The player is rational looking with a centrally mounted loading drawer and controls fitted for basic play operations. The remote control adds functions such as programming and disc search, random track search and tape editing. Fixed and variable level analogue outputs are fitted, plus an optical digital output but no coaxial electrical equivalent.
The CD-Z5000 is an 18-bit eight-times oversampling player which uses a technique like negative feedback to reduce quantization noise and improve linearity, which are recognized weaknesses with multi-bit conversion techniques. The laser servo, which keeps the laser read head stable over the 'groove' has been worked on to avoid interference with other circuit elements, and, says TEAC, the 18-bit converter itself has been trimmed to improve accuracy at all levels.
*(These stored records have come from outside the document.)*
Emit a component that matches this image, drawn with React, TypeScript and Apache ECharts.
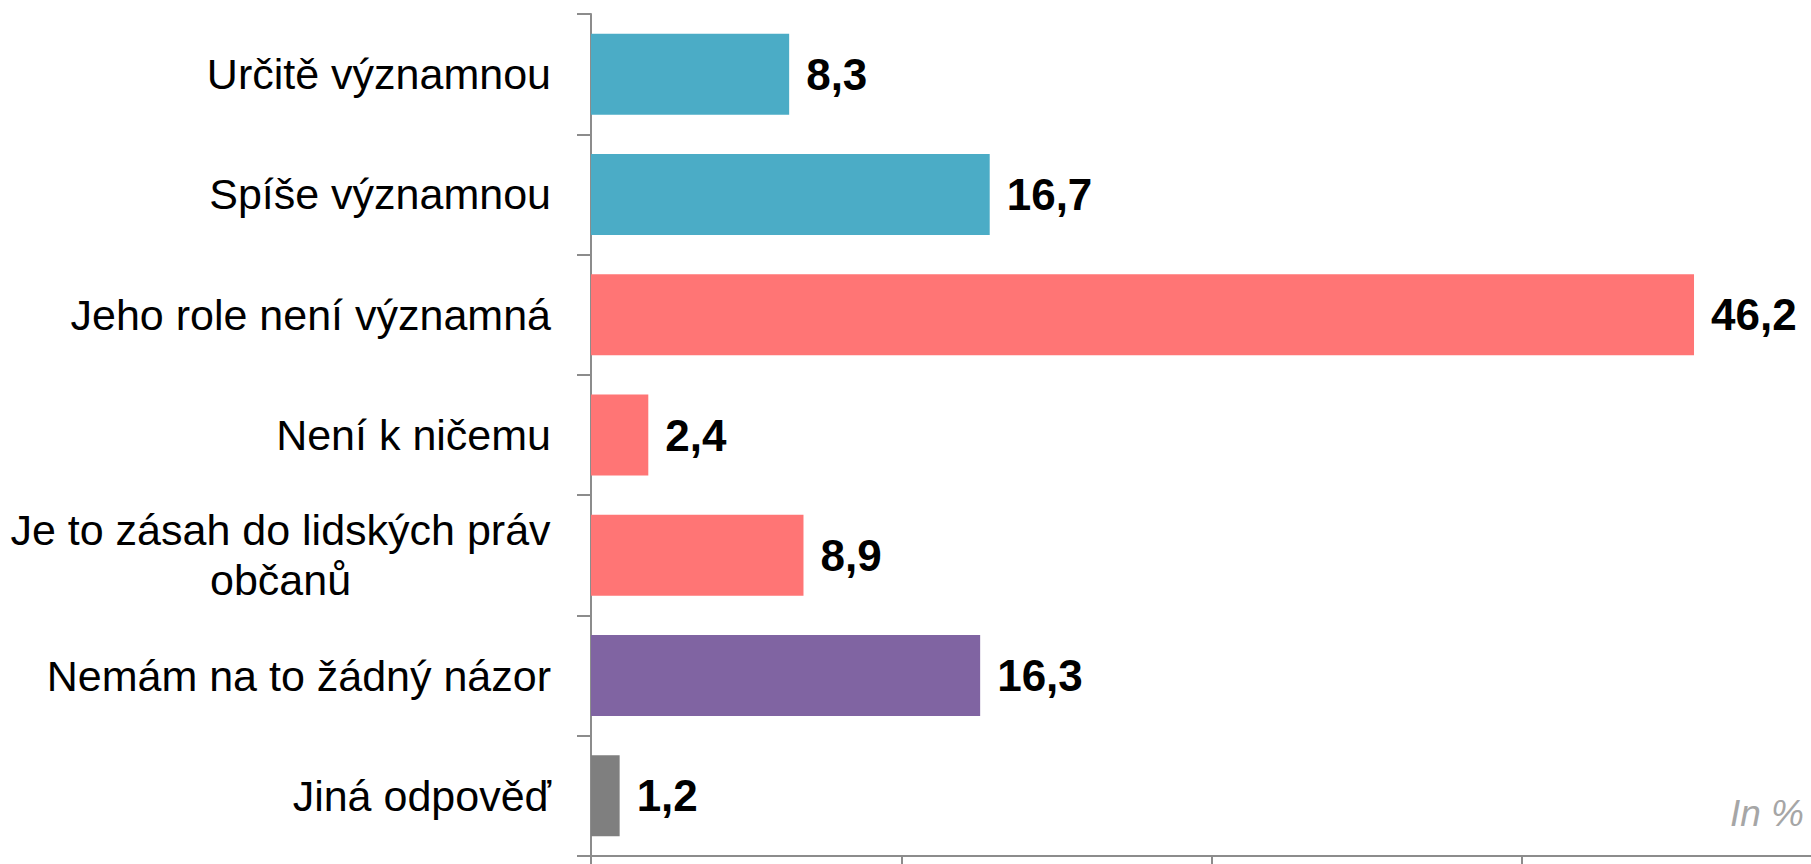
import React, { useEffect, useRef } from "react";
import * as echarts from "echarts";

const categories = [
  "Určitě významnou",
  "Spíše významnou",
  "Jeho role není významná",
  "Není k ničemu",
  "Je to zásah do lidských práv\nobčanů",
  "Nemám na to žádný názor",
  "Jiná odpověď",
];
const values = [8.3, 16.7, 46.2, 2.4, 8.9, 16.3, 1.2];
const groups = ["yes", "yes", "no", "no", "no", "none", "other"];
const groupColors: Record<string, string> = {
  yes: "#4BACC6",
  no: "#FF7575",
  none: "#8064A2",
  other: "#7F7F7F",
};
const xTickValues = [0, 13, 26, 39];
const xMax = 51.1;
const unitNote = "In %";

const FONT = "'Liberation Sans', Arial, sans-serif";

export default function App() {
  const ref = useRef<HTMLDivElement>(null);
  useEffect(() => {
    const chart = echarts.init(ref.current!, null, { renderer: "svg" });
    chart.setOption({
      animation: false,
      backgroundColor: "#ffffff",
      grid: { left: 591, right: 0, top: 14, bottom: 8, containLabel: false },
      xAxis: {
        type: "value",
        min: 0,
        max: xMax,
        axisLine: { show: true, lineStyle: { color: "#8C8C8C", width: 2 } },
        axisTick: {
          show: true,
          length: 10,
          customValues: xTickValues,
          lineStyle: { color: "#8C8C8C", width: 2 },
        },
        axisLabel: { show: false },
        splitLine: { show: false },
      },
      yAxis: {
        type: "category",
        data: categories,
        inverse: true,
        axisLine: { show: true, lineStyle: { color: "#8C8C8C", width: 2 } },
        axisTick: { show: true, length: 14, lineStyle: { color: "#8C8C8C", width: 2 } },
        axisLabel: {
          margin: 40,
          color: "#000000",
          fontFamily: FONT,
          fontSize: 43,
          lineHeight: 50,
          formatter: (v: string) =>
            v.includes("\n")
              ? v
                  .split("\n")
                  .map((l) => `{c|${l}}`)
                  .join("\n")
              : v,
          rich: {
            c: {
              width: 541,
              align: "center",
              fontSize: 43,
              lineHeight: 50,
              color: "#000000",
              fontFamily: FONT,
            },
          },
        },
      },
      series: [
        {
          type: "bar",
          barWidth: 81,
          data: values.map((v, i) => ({
            value: v,
            itemStyle: { color: groupColors[groups[i]] },
          })),
          label: {
            show: true,
            position: "right",
            distance: 17,
            color: "#000000",
            fontFamily: FONT,
            fontWeight: "bold",
            fontSize: 44,
            formatter: (p: any) => String(p.value).replace(".", ","),
          },
        },
      ],
      graphic: [
        {
          type: "text",
          right: 7,
          top: 795,
          style: {
            text: unitNote,
            fontFamily: FONT,
            fontStyle: "italic",
            fontSize: 37,
            fill: "#A6A6A6",
          },
        },
      ],
    });
    return () => chart.dispose();
  }, []);
  return (
    <div
      ref={ref}
      style={{ position: "fixed", left: 0, top: 0, width: 1811, height: 864 }}
    />
  );
}
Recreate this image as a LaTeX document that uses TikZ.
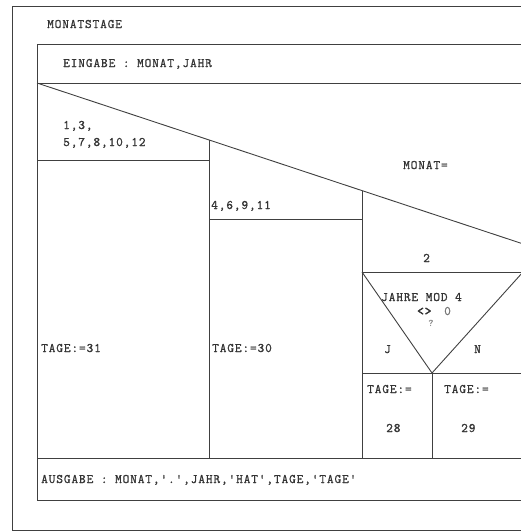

Disappointing is the first adjective that springs to mind on sound quality. The first song tried was Bulfunk from the AR album, a fast moving and energetic instrumental, but the treble sounded thin, raw and even a little colored, which made listening some-thing of a trial. The TEAC's limitations were not restricted to the treble - the midband was also thin and sometimes edgy. Immaculate and tidy recordings, like the Chandos version of Respighi's The Birds, worked well and caused no real complaints, but more difficult material like the Stravinsky sounded frazzled and coarse through the loud sections, with some suggestion of peak compression, audible as a holding back of crescendo. There was also some loss of the distinctive ambience of the recording acoustic.
The pianola recording of the same work, Rite of Spring, recorded on the same disc did at least sound sharp and clear.
It looks as though the mid-price doldrums have struck again. The TEAC CD-Z5000 is nice enough, but despite some promising features it stubbornly refuses to outperform a range of players, some of which cost barely half as much. The Aiwa XC-700, for example, walks it for liveliness and involvement. The NAD 5425 and Kenwood DP-5030, at £200, are superior on audition.